→ Dataset extract:
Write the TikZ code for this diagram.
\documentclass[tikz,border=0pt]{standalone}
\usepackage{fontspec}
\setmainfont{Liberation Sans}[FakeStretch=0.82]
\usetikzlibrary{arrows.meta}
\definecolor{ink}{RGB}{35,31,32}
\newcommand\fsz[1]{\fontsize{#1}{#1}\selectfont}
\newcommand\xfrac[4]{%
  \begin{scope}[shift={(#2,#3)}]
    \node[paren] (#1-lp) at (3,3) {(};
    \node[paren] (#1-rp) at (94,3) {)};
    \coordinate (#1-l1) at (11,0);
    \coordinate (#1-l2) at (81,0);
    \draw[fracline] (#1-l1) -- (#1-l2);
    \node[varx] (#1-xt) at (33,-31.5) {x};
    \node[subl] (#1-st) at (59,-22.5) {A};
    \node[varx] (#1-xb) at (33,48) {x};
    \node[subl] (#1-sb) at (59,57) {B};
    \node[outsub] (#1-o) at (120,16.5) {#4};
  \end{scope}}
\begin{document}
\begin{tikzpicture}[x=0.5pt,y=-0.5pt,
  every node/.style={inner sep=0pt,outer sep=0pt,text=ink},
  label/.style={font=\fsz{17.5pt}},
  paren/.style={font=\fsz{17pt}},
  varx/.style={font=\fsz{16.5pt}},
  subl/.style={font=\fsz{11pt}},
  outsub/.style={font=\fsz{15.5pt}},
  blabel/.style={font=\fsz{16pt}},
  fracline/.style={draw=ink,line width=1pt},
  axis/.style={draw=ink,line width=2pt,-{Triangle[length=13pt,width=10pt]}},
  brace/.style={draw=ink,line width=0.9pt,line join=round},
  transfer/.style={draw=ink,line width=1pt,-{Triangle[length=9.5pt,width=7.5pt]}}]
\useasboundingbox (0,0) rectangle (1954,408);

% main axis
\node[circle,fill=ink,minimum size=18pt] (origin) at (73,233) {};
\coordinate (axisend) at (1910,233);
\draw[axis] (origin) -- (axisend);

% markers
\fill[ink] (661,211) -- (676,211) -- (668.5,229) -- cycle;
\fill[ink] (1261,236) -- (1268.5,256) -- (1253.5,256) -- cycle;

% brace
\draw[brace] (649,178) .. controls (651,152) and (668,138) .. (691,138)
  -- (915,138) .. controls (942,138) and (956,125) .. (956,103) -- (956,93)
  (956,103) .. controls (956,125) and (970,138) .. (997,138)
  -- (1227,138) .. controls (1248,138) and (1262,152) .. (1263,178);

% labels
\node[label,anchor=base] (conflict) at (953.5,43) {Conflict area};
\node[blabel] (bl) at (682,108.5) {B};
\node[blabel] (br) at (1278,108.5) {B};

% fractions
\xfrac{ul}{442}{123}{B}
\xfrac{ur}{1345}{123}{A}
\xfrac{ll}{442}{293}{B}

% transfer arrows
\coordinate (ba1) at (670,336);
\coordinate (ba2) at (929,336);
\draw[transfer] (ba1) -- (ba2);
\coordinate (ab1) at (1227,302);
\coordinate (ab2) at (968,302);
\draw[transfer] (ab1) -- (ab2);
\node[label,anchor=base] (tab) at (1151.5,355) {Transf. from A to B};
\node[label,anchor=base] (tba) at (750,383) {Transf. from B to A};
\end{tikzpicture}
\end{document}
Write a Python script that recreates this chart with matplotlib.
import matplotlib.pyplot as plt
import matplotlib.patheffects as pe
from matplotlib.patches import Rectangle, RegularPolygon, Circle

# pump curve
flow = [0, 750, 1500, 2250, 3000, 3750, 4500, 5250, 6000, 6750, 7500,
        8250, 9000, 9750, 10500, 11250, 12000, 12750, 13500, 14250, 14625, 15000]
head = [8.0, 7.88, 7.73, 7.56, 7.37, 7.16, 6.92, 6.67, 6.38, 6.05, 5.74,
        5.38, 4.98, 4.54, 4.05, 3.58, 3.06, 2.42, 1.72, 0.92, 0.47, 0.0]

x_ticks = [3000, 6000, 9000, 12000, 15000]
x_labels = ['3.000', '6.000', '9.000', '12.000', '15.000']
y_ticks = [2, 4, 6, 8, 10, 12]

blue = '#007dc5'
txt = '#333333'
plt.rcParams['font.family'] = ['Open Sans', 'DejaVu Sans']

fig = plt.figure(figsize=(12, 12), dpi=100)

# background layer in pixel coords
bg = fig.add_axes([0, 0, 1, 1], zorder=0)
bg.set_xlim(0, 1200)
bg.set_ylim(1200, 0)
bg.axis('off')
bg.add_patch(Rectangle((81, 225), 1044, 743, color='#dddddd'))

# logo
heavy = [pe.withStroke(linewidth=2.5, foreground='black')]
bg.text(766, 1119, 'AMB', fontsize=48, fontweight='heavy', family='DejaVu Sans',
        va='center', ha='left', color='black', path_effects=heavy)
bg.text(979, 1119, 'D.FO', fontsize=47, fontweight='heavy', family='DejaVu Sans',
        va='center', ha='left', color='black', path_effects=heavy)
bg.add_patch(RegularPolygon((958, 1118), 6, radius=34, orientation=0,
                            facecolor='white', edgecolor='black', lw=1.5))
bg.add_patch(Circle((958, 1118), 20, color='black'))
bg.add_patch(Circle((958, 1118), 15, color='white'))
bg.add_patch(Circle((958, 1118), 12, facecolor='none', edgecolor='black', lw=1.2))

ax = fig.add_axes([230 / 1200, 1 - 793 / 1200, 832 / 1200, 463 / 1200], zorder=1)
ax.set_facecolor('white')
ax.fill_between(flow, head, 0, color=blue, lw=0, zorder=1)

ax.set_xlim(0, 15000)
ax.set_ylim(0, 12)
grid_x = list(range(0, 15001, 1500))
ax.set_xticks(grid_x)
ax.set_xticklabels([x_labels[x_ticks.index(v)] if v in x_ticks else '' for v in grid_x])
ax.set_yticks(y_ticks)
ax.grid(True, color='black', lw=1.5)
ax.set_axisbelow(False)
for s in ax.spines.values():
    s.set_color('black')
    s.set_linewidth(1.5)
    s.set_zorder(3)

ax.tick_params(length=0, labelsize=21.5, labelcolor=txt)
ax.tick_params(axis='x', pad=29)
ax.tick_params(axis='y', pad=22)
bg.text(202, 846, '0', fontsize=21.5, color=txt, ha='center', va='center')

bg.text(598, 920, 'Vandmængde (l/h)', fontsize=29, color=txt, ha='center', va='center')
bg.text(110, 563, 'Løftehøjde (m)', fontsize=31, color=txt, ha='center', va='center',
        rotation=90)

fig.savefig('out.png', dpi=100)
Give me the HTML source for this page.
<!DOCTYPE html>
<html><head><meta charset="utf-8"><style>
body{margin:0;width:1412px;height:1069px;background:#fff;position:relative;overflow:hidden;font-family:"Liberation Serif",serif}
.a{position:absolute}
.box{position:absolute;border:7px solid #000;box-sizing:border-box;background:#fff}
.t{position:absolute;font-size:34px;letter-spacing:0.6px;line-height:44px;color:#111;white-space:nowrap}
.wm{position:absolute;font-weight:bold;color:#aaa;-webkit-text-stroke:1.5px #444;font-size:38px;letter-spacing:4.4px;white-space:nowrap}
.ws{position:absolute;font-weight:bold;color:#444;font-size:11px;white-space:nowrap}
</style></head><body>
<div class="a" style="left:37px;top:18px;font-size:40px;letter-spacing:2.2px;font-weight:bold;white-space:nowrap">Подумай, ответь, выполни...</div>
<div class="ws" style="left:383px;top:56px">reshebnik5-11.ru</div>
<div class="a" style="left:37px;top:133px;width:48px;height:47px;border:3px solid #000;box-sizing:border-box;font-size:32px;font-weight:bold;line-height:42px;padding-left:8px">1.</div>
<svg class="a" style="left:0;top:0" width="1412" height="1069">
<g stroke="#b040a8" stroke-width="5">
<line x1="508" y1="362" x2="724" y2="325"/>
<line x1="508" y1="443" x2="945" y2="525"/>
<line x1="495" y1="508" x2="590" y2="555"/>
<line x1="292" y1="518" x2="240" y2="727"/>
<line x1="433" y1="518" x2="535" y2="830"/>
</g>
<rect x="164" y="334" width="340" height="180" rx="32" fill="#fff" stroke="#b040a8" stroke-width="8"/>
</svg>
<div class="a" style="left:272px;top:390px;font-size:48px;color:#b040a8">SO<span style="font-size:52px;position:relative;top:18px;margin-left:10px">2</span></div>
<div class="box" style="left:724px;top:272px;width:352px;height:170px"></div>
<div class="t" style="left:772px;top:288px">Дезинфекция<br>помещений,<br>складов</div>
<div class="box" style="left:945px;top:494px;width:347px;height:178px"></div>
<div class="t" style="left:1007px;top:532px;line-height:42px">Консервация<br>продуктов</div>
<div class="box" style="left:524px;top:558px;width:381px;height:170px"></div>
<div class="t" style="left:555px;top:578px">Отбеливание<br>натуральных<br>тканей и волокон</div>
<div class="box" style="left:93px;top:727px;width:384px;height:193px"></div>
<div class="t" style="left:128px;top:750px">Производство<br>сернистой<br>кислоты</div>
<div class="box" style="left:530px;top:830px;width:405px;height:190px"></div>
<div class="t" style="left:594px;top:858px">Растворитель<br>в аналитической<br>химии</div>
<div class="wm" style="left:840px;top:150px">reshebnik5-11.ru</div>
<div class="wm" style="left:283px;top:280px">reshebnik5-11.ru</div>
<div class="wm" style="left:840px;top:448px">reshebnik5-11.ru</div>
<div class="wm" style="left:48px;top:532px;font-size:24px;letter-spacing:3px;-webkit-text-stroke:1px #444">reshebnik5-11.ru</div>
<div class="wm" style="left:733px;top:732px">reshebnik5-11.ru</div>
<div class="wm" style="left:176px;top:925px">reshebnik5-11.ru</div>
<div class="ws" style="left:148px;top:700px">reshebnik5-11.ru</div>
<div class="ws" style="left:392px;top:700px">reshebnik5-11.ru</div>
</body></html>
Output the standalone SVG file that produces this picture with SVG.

→ Description of the task: Gather every line from the listing above in which the word "standalone" appears.

→ Expected answer:
\documentclass[tikz,border=0pt]{standalone}
Output the standalone SVG file that produces this picture with SVG.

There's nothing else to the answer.